Apple succeeds because in addition to providing an appealing design, it does the functions pretty well.
—Elie Ofek
"Most fad items don't have a functional element," Ofek says. "A Pet Rock doesn't have a functional element. A Tickle Me Elmo toy does not have a functional element. With Clocky, even if the cuteness factor wears off, it still has a functional element. Take Apple products: The design does something to you, but if competitors had products that blew Apple away on function, the design wouldn't win you over. Apple succeeds because in addition to providing an appealing design, it does the functions pretty well."
In the case, Nanda mentions the Roomba, iRobot's robotic vacuum cleaner, as an example of a product that manages to steer clear of passing-fad status.
"I've heard a lot of people say that the first-generation Roomba turned out to be a gadget, a fad item, because after a while it was a hassle to use and provided little results, even if it was always fun to have running around the house," Nanda says. "After seeing its product in the field for some time, iRobot has since improved the original Roomba and is introducing other new products like the Scooba [a robot mop] that are targeted to solve more difficult household chores."
Next Steps
The follow-up case, "Nanda Home," which Ofek began teaching this fall, revisits Nanda and her company, Nanda Home, a few years into Clocky's tenure, when sales had begun to flatten.
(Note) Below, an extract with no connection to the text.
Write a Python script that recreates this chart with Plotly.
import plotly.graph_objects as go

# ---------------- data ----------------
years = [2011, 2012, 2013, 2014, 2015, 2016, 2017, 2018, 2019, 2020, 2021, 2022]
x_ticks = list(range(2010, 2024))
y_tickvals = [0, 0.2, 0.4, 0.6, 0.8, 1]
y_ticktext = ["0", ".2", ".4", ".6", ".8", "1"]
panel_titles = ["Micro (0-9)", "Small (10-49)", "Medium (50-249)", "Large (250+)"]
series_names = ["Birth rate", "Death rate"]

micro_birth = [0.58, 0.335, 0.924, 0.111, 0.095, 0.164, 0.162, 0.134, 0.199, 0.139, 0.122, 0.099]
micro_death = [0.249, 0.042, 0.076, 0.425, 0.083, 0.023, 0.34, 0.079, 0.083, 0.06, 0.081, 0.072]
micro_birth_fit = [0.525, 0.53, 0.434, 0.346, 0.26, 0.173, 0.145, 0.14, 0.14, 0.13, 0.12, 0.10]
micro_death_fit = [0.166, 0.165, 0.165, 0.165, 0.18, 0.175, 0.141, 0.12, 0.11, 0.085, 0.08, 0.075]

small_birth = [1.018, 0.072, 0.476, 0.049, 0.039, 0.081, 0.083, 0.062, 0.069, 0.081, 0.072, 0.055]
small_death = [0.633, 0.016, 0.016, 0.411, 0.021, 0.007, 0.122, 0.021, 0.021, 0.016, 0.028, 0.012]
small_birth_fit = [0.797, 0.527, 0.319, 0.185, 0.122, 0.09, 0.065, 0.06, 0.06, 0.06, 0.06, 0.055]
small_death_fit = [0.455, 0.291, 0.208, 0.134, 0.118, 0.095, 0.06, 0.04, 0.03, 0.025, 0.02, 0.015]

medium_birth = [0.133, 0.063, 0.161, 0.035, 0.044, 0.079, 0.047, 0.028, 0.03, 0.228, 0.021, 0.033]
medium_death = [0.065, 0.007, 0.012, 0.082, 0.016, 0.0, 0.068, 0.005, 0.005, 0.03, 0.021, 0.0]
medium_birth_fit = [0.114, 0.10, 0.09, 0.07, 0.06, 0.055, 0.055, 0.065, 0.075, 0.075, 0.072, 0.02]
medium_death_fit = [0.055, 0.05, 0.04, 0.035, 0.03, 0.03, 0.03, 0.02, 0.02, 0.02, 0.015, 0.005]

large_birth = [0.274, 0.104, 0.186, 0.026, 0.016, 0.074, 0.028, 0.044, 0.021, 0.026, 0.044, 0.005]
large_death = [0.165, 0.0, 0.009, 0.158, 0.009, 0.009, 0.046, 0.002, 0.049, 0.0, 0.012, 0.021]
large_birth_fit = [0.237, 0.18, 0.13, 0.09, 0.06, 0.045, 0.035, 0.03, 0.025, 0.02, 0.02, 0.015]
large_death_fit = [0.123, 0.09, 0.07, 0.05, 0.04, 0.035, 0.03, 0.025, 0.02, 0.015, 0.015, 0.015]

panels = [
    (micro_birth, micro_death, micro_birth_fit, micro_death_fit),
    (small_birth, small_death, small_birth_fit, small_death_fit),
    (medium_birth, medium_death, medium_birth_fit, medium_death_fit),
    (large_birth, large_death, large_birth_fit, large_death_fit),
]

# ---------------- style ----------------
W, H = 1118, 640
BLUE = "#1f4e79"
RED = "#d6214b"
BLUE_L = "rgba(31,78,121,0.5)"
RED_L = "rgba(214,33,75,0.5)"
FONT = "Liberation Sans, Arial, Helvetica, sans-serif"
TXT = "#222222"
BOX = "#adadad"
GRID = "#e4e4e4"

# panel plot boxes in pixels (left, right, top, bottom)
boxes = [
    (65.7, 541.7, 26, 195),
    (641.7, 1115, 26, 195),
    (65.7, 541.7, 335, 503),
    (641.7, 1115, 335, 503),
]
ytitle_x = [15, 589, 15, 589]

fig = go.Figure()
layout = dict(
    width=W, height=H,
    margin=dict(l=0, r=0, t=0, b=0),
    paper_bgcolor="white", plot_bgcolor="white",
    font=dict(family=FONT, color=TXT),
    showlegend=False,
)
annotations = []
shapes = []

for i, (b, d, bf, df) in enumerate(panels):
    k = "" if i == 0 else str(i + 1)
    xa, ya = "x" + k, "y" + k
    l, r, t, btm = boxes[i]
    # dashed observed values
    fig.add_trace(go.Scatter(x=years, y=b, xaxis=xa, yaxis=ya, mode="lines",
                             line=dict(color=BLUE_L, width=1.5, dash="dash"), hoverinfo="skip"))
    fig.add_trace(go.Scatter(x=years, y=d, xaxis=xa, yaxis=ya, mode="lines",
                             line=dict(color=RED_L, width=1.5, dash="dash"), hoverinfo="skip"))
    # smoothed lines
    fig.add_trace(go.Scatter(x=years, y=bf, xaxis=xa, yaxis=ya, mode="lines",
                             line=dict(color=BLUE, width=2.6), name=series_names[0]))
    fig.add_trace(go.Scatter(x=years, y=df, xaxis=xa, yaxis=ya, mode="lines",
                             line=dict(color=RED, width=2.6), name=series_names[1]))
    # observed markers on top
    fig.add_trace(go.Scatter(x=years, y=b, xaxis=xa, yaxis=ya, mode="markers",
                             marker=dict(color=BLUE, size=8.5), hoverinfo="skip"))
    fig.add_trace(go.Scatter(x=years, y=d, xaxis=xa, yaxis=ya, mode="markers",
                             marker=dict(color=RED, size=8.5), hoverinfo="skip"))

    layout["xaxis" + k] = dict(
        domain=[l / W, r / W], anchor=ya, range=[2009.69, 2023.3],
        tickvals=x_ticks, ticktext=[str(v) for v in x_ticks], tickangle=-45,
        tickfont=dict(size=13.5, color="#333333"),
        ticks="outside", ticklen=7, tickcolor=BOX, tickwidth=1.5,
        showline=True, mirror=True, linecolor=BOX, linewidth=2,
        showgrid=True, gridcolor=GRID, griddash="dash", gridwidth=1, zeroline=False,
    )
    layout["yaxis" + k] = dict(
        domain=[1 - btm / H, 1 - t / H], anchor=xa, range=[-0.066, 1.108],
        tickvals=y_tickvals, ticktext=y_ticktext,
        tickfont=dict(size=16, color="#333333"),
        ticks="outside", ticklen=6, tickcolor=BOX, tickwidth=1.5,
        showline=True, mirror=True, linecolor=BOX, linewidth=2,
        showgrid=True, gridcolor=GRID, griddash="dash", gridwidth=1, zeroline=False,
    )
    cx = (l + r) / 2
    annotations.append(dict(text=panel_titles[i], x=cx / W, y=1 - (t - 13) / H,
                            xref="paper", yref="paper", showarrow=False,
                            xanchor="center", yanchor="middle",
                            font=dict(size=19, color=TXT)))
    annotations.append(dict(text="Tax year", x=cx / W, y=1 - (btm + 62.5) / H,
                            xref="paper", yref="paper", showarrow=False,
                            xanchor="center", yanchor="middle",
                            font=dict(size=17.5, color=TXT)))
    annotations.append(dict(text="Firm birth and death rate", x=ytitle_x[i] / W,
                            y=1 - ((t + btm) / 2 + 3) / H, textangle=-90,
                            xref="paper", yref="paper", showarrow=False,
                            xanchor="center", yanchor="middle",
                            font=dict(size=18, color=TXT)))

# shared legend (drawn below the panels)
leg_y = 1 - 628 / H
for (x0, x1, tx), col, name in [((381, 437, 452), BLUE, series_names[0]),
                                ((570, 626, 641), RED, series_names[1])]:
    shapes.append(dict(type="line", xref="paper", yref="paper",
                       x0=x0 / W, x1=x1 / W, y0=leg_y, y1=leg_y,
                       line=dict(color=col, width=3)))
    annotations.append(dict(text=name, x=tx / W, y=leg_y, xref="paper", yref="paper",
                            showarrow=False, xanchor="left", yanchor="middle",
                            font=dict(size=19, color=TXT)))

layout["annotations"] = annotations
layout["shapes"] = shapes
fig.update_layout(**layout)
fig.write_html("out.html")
Revenues in 2009 were $990,000, down from $1.5 million in 2008 and $2.2 million in 2007. Nanda, who had cut the original price of the clock from $50 to $39 in order to spur sales, knew she needed to extend the existing product line or venture into new product categories in order to grow the company successfully.
"This is another lesson for entrepreneurial students," Ofek says. "How do you manage this growth phase?"
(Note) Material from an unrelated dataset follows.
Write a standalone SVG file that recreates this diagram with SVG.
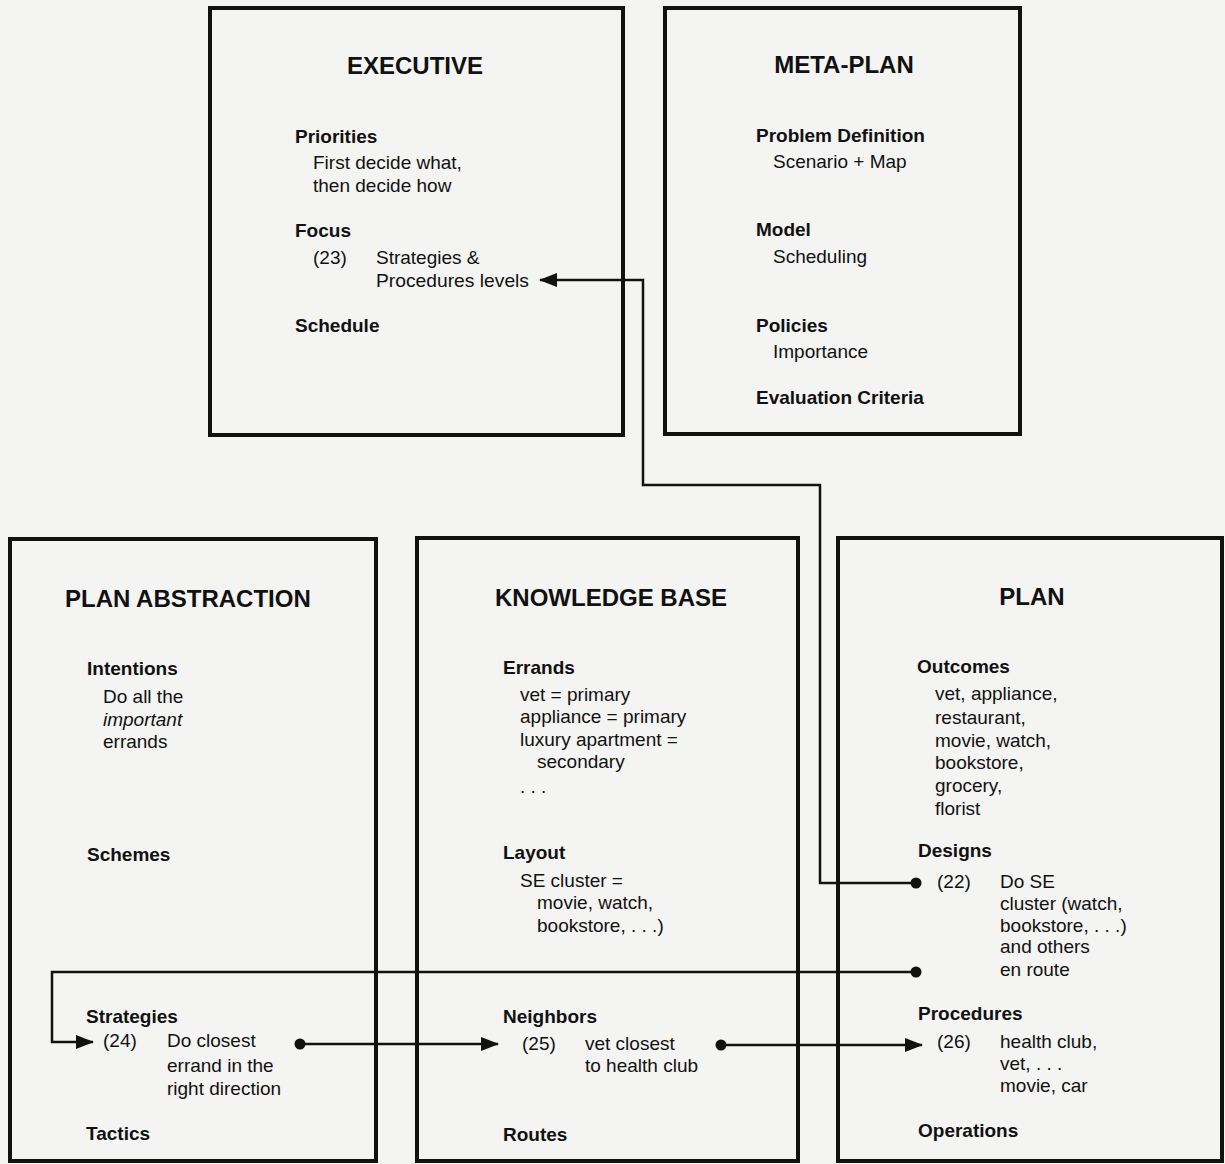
<svg xmlns="http://www.w3.org/2000/svg" width="1225" height="1164" viewBox="0 0 1225 1164">
<defs>
<marker id="arr" viewBox="0 0 18 14" refX="17" refY="7" markerWidth="18" markerHeight="14" markerUnits="userSpaceOnUse" orient="auto">
<path d="M0,0 L18,7 L0,14 Z" fill="#111"/>
</marker>
<marker id="dot" viewBox="0 0 12 12" refX="6" refY="6" markerWidth="12" markerHeight="12" markerUnits="userSpaceOnUse">
<circle cx="6" cy="6" r="5.5" fill="#111"/>
</marker>
</defs>
<style>
.box{fill:none;stroke:#111;stroke-width:4}
.con{fill:none;stroke:#111;stroke-width:2.5}
text{font-family:"Liberation Sans",Arial,Helvetica,sans-serif;fill:#111}
.t{font-size:24px;font-weight:bold}
.h{font-size:19px;font-weight:bold}
.b{font-size:19px}
.i{font-size:19px;font-style:italic}
</style>
<rect x="0" y="0" width="1225" height="1164" fill="#f4f4f2"/>

<g id="executive">
<rect class="box" x="210" y="8" width="413" height="427"/>
<text class="t" x="415" y="74" text-anchor="middle">EXECUTIVE</text>
<text class="h" x="295" y="143">Priorities</text>
<text class="b" x="313" y="169">First decide what,</text>
<text class="b" x="313" y="192">then decide how</text>
<text class="h" x="295" y="237">Focus</text>
<text class="b" x="313" y="264">(23)</text>
<text class="b" x="376" y="264">Strategies &amp;</text>
<text class="b" x="376" y="287" textLength="153" lengthAdjust="spacingAndGlyphs">Procedures levels</text>
<text class="h" x="295" y="332">Schedule</text>
</g>

<g id="meta-plan">
<rect class="box" x="665" y="8" width="355" height="426"/>
<text class="t" x="844" y="73" text-anchor="middle">META-PLAN</text>
<text class="h" x="756" y="142">Problem Definition</text>
<text class="b" x="773" y="168">Scenario + Map</text>
<text class="h" x="756" y="236">Model</text>
<text class="b" x="773" y="263">Scheduling</text>
<text class="h" x="756" y="332">Policies</text>
<text class="b" x="773" y="358">Importance</text>
<text class="h" x="756" y="404">Evaluation Criteria</text>
</g>

<g id="plan-abstraction">
<rect class="box" x="10" y="539" width="366" height="622"/>
<text class="t" x="65" y="607">PLAN ABSTRACTION</text>
<text class="h" x="87" y="675">Intentions</text>
<text class="b" x="103" y="703">Do all the</text>
<text class="i" x="103" y="726">important</text>
<text class="b" x="103" y="748">errands</text>
<text class="h" x="87" y="861">Schemes</text>
<text class="h" x="86" y="1023">Strategies</text>
<text class="b" x="103" y="1047">(24)</text>
<text class="b" x="167" y="1047">Do closest</text>
<text class="b" x="167" y="1072">errand in the</text>
<text class="b" x="167" y="1095">right direction</text>
<text class="h" x="86" y="1140">Tactics</text>
</g>

<g id="knowledge-base">
<rect class="box" x="417" y="538" width="381" height="623"/>
<text class="t" x="495" y="606">KNOWLEDGE BASE</text>
<text class="h" x="503" y="674">Errands</text>
<text class="b" x="520" y="701">vet = primary</text>
<text class="b" x="520" y="723">appliance = primary</text>
<text class="b" x="520" y="746">luxury apartment =</text>
<text class="b" x="537" y="768">secondary</text>
<text class="b" x="520" y="793">. . .</text>
<text class="h" x="503" y="859">Layout</text>
<text class="b" x="520" y="887">SE cluster =</text>
<text class="b" x="537" y="909">movie, watch,</text>
<text class="b" x="537" y="932">bookstore, . . .)</text>
<text class="h" x="503" y="1023">Neighbors</text>
<text class="b" x="522" y="1050">(25)</text>
<text class="b" x="585" y="1050">vet closest</text>
<text class="b" x="585" y="1072">to health club</text>
<text class="h" x="503" y="1141">Routes</text>
</g>

<g id="plan">
<rect class="box" x="838" y="538" width="384" height="623"/>
<text class="t" x="1032" y="605" text-anchor="middle">PLAN</text>
<text class="h" x="917" y="673">Outcomes</text>
<text class="b" x="935" y="700">vet, appliance,</text>
<text class="b" x="935" y="724">restaurant,</text>
<text class="b" x="935" y="747">movie, watch,</text>
<text class="b" x="935" y="769">bookstore,</text>
<text class="b" x="935" y="792">grocery,</text>
<text class="b" x="935" y="815">florist</text>
<text class="h" x="918" y="857">Designs</text>
<text class="b" x="937" y="888">(22)</text>
<text class="b" x="1000" y="888">Do SE</text>
<text class="b" x="1000" y="910">cluster (watch,</text>
<text class="b" x="1000" y="932">bookstore, . . .)</text>
<text class="b" x="1000" y="953">and others</text>
<text class="b" x="1000" y="976">en route</text>
<text class="h" x="918" y="1020">Procedures</text>
<text class="b" x="937" y="1048">(26)</text>
<text class="b" x="1000" y="1048">health club,</text>
<text class="b" x="1000" y="1070">vet, . . .</text>
<text class="b" x="1000" y="1092">movie, car</text>
<text class="h" x="918" y="1137">Operations</text>
</g>

<g id="connectors">
<path class="con" d="M916,883 H820 V485 H643 V280 H540" marker-start="url(#dot)" marker-end="url(#arr)"/>
<path class="con" d="M916,972 H52 V1042 H93" marker-start="url(#dot)" marker-end="url(#arr)"/>
<path class="con" d="M300,1044 H498" marker-start="url(#dot)" marker-end="url(#arr)"/>
<path class="con" d="M721,1045 H922" marker-start="url(#dot)" marker-end="url(#arr)"/>
</g>
</svg>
The case describes the prototypes that Nanda developed as potential complements to Clocky: Ticky, which sported digital minute and hour hands as opposed to a standard digital interface; and Tocky, which had the ability to upload MP3s so that owners could wake up to their favorite songs rather than beeps.
At the same time, Nanda was playing with new product ideas: a power-saving electrical plug called the Spitlet, which would eject itself from an outlet once its device was fully charged; an ambulatory houseplant pot that would move itself around in order to get adequate sunlight; and the Follo, a roving robot that would act as its owner's personal assistant.
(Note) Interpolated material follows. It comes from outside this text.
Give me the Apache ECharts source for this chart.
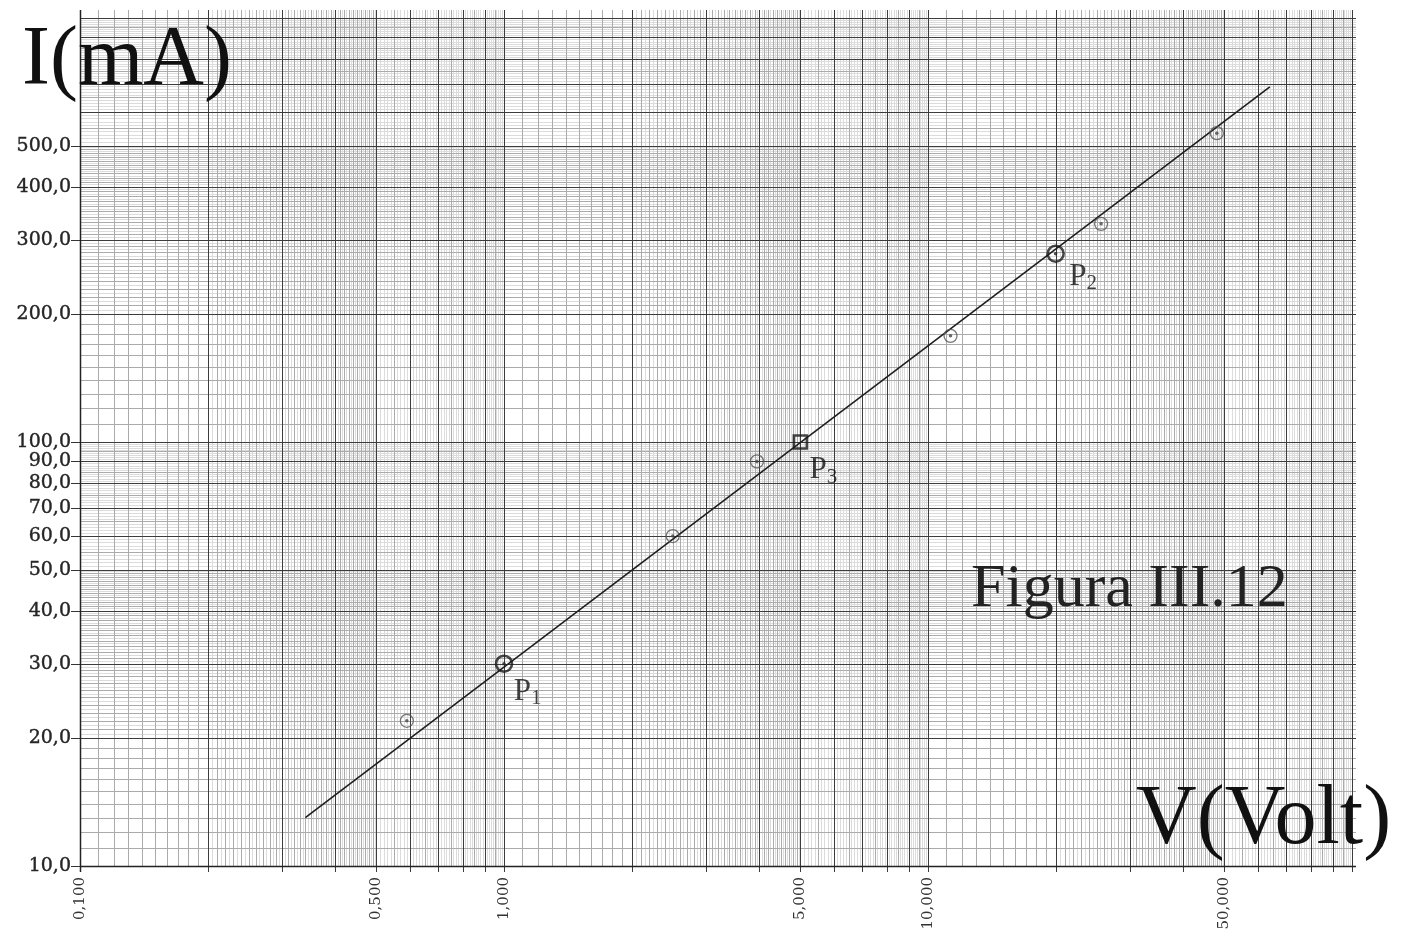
<!DOCTYPE html>
<html><head><meta charset="utf-8">
<script src="https://cdn.jsdelivr.net/npm/echarts@6/dist/echarts.min.js"></script>
<style>html,body{margin:0;padding:0;background:#fff}#c{width:1408px;height:944px}</style>
</head><body><div id="c"></div>
<script>
// ---- data ----
const measuredV = [0.59, 2.5, 3.95, 11.3, 25.6, 48];
const measuredI = [22, 60, 90, 178, 327, 535];
const pointNames = ['1', '2', '3'];
const pointV = [1.0, 20, 5.0];
const pointI = [30, 278, 100];
const fitV = [0.34, 64];
const fitI = [13.0, 688];
const xTickValues = [0.1, 0.5, 1, 5, 10, 50];
const yTickValues = [10, 20, 30, 40, 50, 60, 70, 80, 90, 100, 200, 300, 400, 500];
const xRange = [0.1, 100];
const yRange = [10, 1000];

// ---- helpers ----
function paperLines(lo, hi) {
  const out = [];
  const e0 = Math.round(Math.log10(lo)), e1 = Math.round(Math.log10(hi));
  for (let e = e0; e < e1; e++) {
    const b = Math.pow(10, e);
    for (let k = 20; k < 200; k++) {
      const m = k / 20;
      let level;
      if (k % 20 === 0) level = 2;
      else if (m < 2) { if (k % 2 === 1) continue; level = 1; }
      else if (m < 5) level = (k % 2 === 0) ? 1 : 0;
      else { if (k % 2 === 1) continue; level = (k % 10 === 0) ? 1 : 0; }
      out.push({ v: m * b, level });
    }
  }
  out.push({ v: hi, level: 2 });
  return out;
}
const fmtX = v => v.toFixed(3).replace('.', ',');
const fmtY = v => v.toFixed(1).replace('.', ',');
const lineColors = ['#dcdcdc', '#ababab', '#3c3c3c'];

function renderPaper(params, api) {
  const p0 = api.coord([xRange[0], yRange[0]]);
  const p1 = api.coord([xRange[1], yRange[1]]);
  const left = p0[0], bottom = p0[1], right = p1[0], top = p1[1];
  const layers = [[], [], []];
  paperLines(xRange[0], xRange[1]).forEach(l => {
    const x = Math.round(api.coord([l.v, yRange[0]])[0]) + 0.5;
    layers[l.level].push({ type: 'line', silent: true,
      shape: { x1: x, y1: top - 8, x2: x, y2: l.level === 2 ? bottom + 6 : bottom },
      style: { stroke: lineColors[l.level], lineWidth: 1 } });
  });
  paperLines(yRange[0], yRange[1]).forEach(l => {
    const y = Math.round(api.coord([xRange[0], l.v])[1]) + 0.5;
    layers[l.level].push({ type: 'line', silent: true,
      shape: { x1: left, y1: y, x2: right + 4, y2: y },
      style: { stroke: lineColors[l.level], lineWidth: 1 } });
  });
  const children = layers[0].concat(layers[1], layers[2]);
  children.push({ type: 'line', shape: { x1: left + 0.5, y1: top - 8, x2: left + 0.5, y2: bottom + 6 }, style: { stroke: '#222', lineWidth: 1.5 } });
  children.push({ type: 'line', shape: { x1: left, y1: bottom + 0.5, x2: right + 4, y2: bottom + 0.5 }, style: { stroke: '#222', lineWidth: 1.5 } });
  yTickValues.forEach(v => {
    const y = Math.round(api.coord([xRange[0], v])[1]) + 0.5;
    children.push({ type: 'line', shape: { x1: left - 9, y1: y, x2: left, y2: y }, style: { stroke: '#333', lineWidth: 1 } });
    children.push({ type: 'text', x: left - 9, y: y, style: { text: fmtY(v), font: '19px "DejaVu Serif"', fill: '#262626', stroke: '#262626', lineWidth: 0.4, align: 'right', verticalAlign: 'middle' } });
  });
  xTickValues.forEach(v => {
    const x = api.coord([v, yRange[0]])[0];
    children.push({ type: 'text', x: x, y: bottom + 11, rotation: Math.PI / 2, style: { text: fmtX(v), font: '15px "DejaVu Serif"', fill: '#333', align: 'right', verticalAlign: 'middle' } });
  });
  return { type: 'group', children };
}

const labelPos = [[19, 20], [23, 15], [17, 19]];
const specialData = pointV.map((v, i) => ({
  value: [v, pointI[i]],
  symbol: i === 2 ? 'rect' : 'circle',
  symbolSize: i === 2 ? 13 : 16,
  label: { show: true, position: labelPos[i], formatter: '{p|P}{s|' + pointNames[i] + '}' }
}));

const chart = echarts.init(document.getElementById('c'), null, { renderer: 'canvas' });
chart.setOption({
  backgroundColor: '#ffffff',
  animation: false,
  grid: { left: 80, right: 56, top: 18, bottom: 78, containLabel: false },
  xAxis: { type: 'log', logBase: 10, min: xRange[0], max: xRange[1],
    axisLine: { show: false }, axisTick: { show: false }, axisLabel: { show: false }, splitLine: { show: false } },
  yAxis: { type: 'log', logBase: 10, min: yRange[0], max: yRange[1],
    axisLine: { show: false }, axisTick: { show: false }, axisLabel: { show: false }, splitLine: { show: false } },
  graphic: [
    { type: 'text', left: 22, top: 20, z: 10, style: { text: 'I(mA)', font: '84px "Liberation Serif"', fill: '#111' } },
    { type: 'text', left: 1136, top: 779, z: 10, style: { text: 'V(Volt)', font: '84px "Liberation Serif"', fill: '#111' } },
    { type: 'text', left: 971, top: 559, z: 10, style: { text: 'Figura III.12', font: '62px "Liberation Serif"', fill: '#222' } }
  ],
  series: [
    { type: 'custom', coordinateSystem: 'cartesian2d', clip: false, silent: true, z: 0,
      renderItem: renderPaper, data: [[1, 100]] },
    { type: 'line', data: fitV.map((v, i) => [v, fitI[i]]), symbol: 'none', z: 2,
      lineStyle: { color: '#1e1e1e', width: 1.6 } },
    { type: 'scatter', data: measuredV.map((v, i) => [v, measuredI[i]]), symbol: 'circle', symbolSize: 13, z: 3,
      itemStyle: { color: 'rgba(255,255,255,0)', borderColor: '#555', borderWidth: 1.3 } },
    { type: 'scatter', data: measuredV.map((v, i) => [v, measuredI[i]]), symbol: 'circle', symbolSize: 3.5, z: 4,
      itemStyle: { color: '#444' } },
    { type: 'scatter', data: specialData, z: 5,
      itemStyle: { color: 'rgba(255,255,255,0)', borderColor: '#1a1a1a', borderWidth: 2.6 },
      label: { color: '#111', align: 'left', verticalAlign: 'top',
        rich: { p: { fontFamily: 'Liberation Serif', fontSize: 31, color: '#111', lineHeight: 34 },
                s: { fontFamily: 'Liberation Serif', fontSize: 21, color: '#111', lineHeight: 34, padding: [14, 0, 0, 0] } } } },
    { type: 'scatter', data: pointV.slice(0, 2).map((v, i) => [v, pointI[i]]), symbolSize: 3.5, z: 6,
      itemStyle: { color: '#222' } }
  ]
});
</script></body></html>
Conducting consumer research on a completely new product idea is a dilemma for many entrepreneurs. "When you come to consumers with a concept that's completely different from what they have or have seen, they'll give you a negative reaction just because it's unfamiliar to them," Ofek says.
History shows us that Nanda took a cue from iRobot and decided to market Tocky.
Ofek remains in touch with Nanda, reporting that she is now mulling the idea of a children's alarm clock to be called Clockiddie or Clockiddo that will not only wake kids in the morning but also tell them bedtime stories and sing songs at night.
"She realizes that for kids it's not just a struggle to wake up, it's also a struggle to go to sleep," he says. "But will the parents buy it?"
Might this be the subject of a third case? "Time will tell," Ofek quips.
In the meantime, Ofek invites Nanda to attend his class when the Clocky cases are taught.
"I think she likes it because it gives her a chance to have people poke at her ideas and propose new ones," he says.